## Objective
Return only the lines from the top of the data down to the one that holds "import pandas as pd", both included, without any pictures.

## Information supplied

/---

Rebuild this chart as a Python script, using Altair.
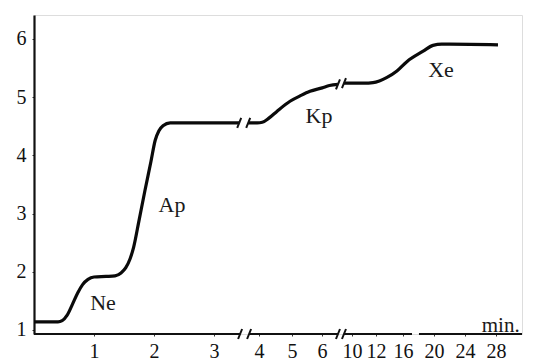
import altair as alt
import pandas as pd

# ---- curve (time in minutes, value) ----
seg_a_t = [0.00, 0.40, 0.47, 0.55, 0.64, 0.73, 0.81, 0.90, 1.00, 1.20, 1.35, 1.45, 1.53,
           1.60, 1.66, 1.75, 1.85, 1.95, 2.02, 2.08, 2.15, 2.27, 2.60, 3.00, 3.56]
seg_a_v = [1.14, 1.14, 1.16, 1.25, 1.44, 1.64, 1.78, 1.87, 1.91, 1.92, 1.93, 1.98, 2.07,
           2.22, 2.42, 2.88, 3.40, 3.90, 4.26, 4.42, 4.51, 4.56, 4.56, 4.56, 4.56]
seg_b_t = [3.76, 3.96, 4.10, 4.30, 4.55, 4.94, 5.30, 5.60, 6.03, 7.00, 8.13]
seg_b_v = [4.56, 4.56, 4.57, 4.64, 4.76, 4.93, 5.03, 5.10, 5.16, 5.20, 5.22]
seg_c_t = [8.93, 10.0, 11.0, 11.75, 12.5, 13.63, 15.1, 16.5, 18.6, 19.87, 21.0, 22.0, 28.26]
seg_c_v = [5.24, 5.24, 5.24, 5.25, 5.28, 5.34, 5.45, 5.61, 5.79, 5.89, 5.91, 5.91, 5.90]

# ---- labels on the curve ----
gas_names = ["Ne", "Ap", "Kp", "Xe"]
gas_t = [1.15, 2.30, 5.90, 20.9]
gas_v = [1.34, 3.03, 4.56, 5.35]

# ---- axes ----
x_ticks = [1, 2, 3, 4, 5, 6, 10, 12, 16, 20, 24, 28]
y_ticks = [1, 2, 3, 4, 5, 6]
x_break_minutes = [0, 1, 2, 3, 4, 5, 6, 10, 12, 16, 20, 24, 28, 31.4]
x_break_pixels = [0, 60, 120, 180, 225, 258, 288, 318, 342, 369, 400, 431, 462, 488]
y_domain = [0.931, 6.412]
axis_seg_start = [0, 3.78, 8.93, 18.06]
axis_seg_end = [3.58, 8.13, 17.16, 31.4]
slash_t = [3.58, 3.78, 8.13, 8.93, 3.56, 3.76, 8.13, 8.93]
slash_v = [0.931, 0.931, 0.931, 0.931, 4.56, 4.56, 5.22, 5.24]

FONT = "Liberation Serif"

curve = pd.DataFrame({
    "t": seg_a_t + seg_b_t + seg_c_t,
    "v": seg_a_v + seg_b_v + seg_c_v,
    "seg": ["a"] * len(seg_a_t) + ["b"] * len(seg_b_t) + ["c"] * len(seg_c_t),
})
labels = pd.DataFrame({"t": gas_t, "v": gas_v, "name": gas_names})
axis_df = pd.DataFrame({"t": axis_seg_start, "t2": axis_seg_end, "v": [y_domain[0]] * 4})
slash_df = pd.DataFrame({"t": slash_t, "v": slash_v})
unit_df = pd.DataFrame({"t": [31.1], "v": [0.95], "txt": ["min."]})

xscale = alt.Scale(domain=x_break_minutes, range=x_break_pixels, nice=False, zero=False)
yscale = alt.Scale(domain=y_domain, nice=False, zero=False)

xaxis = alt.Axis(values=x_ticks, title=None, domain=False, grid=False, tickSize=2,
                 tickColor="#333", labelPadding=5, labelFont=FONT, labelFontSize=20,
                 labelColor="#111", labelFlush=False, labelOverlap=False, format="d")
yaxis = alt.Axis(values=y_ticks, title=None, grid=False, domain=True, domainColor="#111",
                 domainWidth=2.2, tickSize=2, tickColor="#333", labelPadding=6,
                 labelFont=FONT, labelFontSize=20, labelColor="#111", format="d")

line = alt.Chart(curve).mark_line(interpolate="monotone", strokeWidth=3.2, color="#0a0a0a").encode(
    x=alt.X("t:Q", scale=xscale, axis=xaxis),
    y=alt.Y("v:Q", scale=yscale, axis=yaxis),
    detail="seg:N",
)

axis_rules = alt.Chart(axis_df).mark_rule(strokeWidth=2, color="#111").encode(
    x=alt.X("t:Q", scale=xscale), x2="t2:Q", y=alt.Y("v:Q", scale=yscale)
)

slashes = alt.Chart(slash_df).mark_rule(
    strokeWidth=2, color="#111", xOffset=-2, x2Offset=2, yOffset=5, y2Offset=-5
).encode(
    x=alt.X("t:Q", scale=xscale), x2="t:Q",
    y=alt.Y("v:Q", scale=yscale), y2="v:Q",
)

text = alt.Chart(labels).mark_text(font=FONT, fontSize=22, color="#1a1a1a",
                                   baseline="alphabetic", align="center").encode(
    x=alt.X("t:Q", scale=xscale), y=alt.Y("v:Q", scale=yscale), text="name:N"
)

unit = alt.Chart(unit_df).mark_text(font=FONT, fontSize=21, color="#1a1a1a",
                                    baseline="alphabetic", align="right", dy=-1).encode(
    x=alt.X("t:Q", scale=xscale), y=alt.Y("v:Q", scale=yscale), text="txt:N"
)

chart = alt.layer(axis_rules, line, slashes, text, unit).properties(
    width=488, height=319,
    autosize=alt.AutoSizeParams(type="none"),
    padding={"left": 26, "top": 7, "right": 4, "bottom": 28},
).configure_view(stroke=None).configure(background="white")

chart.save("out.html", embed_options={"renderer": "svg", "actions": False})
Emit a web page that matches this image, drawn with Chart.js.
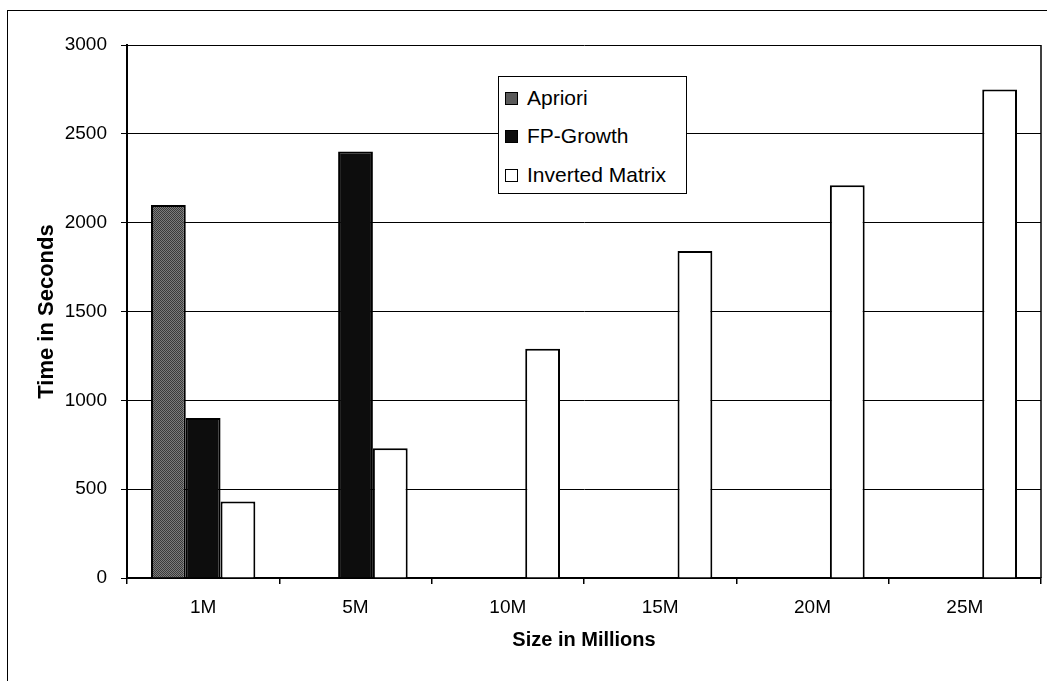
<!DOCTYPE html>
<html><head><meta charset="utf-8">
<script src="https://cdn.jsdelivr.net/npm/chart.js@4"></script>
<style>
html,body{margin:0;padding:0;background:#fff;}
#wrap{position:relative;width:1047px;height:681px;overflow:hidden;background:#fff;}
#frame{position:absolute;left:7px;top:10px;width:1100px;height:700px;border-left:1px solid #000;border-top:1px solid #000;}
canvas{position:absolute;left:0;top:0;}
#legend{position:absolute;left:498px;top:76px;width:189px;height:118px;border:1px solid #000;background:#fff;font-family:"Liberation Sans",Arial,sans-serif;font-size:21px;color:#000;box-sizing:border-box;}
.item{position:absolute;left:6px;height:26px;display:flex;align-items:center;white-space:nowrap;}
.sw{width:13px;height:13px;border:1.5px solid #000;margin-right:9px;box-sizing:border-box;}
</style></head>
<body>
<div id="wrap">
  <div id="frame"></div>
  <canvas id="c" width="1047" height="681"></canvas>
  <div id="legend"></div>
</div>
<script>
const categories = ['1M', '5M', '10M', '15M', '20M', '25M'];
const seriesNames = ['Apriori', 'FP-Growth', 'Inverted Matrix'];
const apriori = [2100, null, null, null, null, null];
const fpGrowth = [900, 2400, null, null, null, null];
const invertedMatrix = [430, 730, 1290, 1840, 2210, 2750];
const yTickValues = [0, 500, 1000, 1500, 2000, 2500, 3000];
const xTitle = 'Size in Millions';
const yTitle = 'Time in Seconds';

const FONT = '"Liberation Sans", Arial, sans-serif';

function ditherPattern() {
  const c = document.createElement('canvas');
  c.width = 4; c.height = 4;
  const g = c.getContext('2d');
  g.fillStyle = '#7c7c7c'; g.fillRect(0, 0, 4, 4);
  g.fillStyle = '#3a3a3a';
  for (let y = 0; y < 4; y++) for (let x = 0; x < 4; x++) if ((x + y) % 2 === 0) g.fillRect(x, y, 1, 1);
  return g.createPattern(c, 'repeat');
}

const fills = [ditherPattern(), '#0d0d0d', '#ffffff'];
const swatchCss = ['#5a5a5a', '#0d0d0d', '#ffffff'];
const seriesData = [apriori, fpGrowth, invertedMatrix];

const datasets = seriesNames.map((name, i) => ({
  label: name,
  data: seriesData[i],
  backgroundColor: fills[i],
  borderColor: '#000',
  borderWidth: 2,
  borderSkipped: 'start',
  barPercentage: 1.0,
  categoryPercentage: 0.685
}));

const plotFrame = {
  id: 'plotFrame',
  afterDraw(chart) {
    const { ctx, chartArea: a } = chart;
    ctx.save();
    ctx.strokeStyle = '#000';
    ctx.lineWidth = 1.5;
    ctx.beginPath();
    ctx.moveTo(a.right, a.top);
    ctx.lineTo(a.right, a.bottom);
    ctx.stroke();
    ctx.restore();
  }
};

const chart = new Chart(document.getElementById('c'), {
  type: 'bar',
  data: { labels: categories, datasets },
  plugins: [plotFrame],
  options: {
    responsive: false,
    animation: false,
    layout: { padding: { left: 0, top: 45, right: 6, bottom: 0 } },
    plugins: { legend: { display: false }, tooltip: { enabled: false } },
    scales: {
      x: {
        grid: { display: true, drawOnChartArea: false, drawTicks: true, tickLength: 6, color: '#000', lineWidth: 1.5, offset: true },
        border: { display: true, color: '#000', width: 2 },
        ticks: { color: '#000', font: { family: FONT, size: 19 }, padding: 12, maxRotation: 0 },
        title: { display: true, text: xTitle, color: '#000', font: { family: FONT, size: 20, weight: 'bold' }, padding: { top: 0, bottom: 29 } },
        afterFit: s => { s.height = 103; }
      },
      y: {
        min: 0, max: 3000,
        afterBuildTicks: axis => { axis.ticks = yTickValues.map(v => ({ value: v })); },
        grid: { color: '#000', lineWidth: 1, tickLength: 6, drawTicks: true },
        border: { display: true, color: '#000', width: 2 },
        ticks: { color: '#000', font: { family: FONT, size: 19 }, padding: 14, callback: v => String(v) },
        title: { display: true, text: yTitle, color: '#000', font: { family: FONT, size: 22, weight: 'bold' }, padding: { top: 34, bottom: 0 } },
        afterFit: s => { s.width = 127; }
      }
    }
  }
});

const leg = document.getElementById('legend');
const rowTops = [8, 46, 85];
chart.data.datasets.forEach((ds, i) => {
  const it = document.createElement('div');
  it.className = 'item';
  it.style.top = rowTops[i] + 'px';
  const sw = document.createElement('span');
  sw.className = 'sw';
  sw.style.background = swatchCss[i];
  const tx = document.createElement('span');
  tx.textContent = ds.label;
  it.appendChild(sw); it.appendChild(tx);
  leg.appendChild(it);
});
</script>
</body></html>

\---

## Full answer
Rebuild this chart as a Python script, using Altair.
import altair as alt
import pandas as pd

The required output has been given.